I've never really thought of myself as a dancer. And well, I haven't really danced much. Other than having African women laugh at me because I don't know how to shake my hips properly. But two of my ex-roomies (don't worry, we're still on good terms) are really into this ceilidh (Irish dancing) thing. So I went once, and was hooked. It's like square dancing, only way better and more fun. The only problem is that the ceilidhs stop during the summer months. So how to get through until September? Swing dancing.
I'm part of the UW Swing Dance club, which means I go to lessons once a week, and then there's a swing night every Monday at a local bar/restaurant. So tonight was my third time going out to the social dance, and I've had two lessons. So I've done swing a grand total of five times in my entire life. Tonight I achieved the pinnacle of my swing dancing career - I got through an entire song and only made two mistakes (yes, of course we were doing the easiest step, which is pretty much the only one I know how to do). But I was soooo excited. I totally have a crush on this guy that I danced it with - he makes me look so good! Unfortunately (for me), he's married to a lovely woman who he danced with most of the time. But he still made room for a few dances with me! I have another swing crush (meaning someone that I'm attracted to because they're so fun to dance with), but he has a girlfriend. BUT she left early. Which equaled more dancing time for me.

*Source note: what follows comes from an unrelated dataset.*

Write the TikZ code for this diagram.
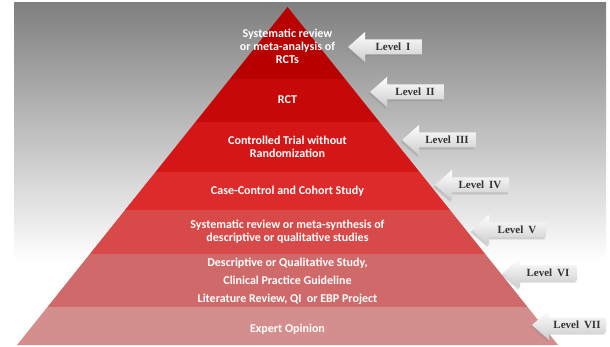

I've decided that it's best to dance when I've had a beer. This is not enough alcohol to make me uncoordinated or silly, but it is enough to make me loosen up. This means that I will ask people to dance and I also end up being a better follow. I tend to do this thing where I try to anticipate what the lead is going to do, which more often than not doesn't work out so well. So it's better if I'm a little relaxed so that I can just be content to do what I'm being told to do in the moment. Which is quite difficult. It's not easy to just give up control to someone else! I'm sure leading is hard too, but it's not the same exercise in trust. Although I suppose that they have to trust their follow to do what they tell them to do.
Dancing is so beautiful. I love to dance, but I also just love sitting there and watching people move so beautifully. It makes me want to cry sometimes. And sometimes the music just makes me want to keep moving, do anything but stand still.
It's funny because I've been impatient with myself for not learning swing as fast as I would like to. I think it was because the first two times I went out to a social dance night I was pretty much the only beginner, so everyone was better than me and I felt totally lost. But tonight there were more people who were just beginning, like me, and so I was able to enjoy where I'm at in the process of learning. Because you're only a beginner once. Why skip ahead? You can demand the six count Lindy Hop because that's the only thing you know, and your lead will have to comply. Well, if he's kind. Certain people who shall remain nameless would cruelly change it up on me with no warning. And then laugh. They know who they are.
Where I'm at with dancing kind of feels like where I am with life right now. We're a month into the summer term but I still feel like it's beginning. A lot of things are still up in the air, undecided, and it's not the most comfortable position to be in. I had two job interviews today, so I'm really hoping something comes through. I feel like I keep trying to arrange my life the way I want it, but things keep getting delayed or the plan changes entirely and although I keep trying, things don't really turn out the way that I foresee them turning out. Which is kind of like me trying to anticipate a lead's move and then making an awkward mess when we could have been dancing smoothly. So life is not bad at all right now, I just need to try to relax and go with the flow a little more. Because that's when it really gets good.
And honestly, working nine hours a week has its benefits. As in, I can go swing dancing every Monday night and stay up late, because there is absolutely nothing on Tuesday that I need to get up for. And I can read Anna Karenina, and cook, and watch movies, and work in the garden... the delightful list goes on. The only catch is: rent. And groceries. And money for beer (although sometimes I get lucky and find $10 in toonies in the bottom of my purse!). Okay, so yeah, that's why it's good to have one of those job things. I'm working on it. But in the meantime, I'm really enjoying dancing the night away.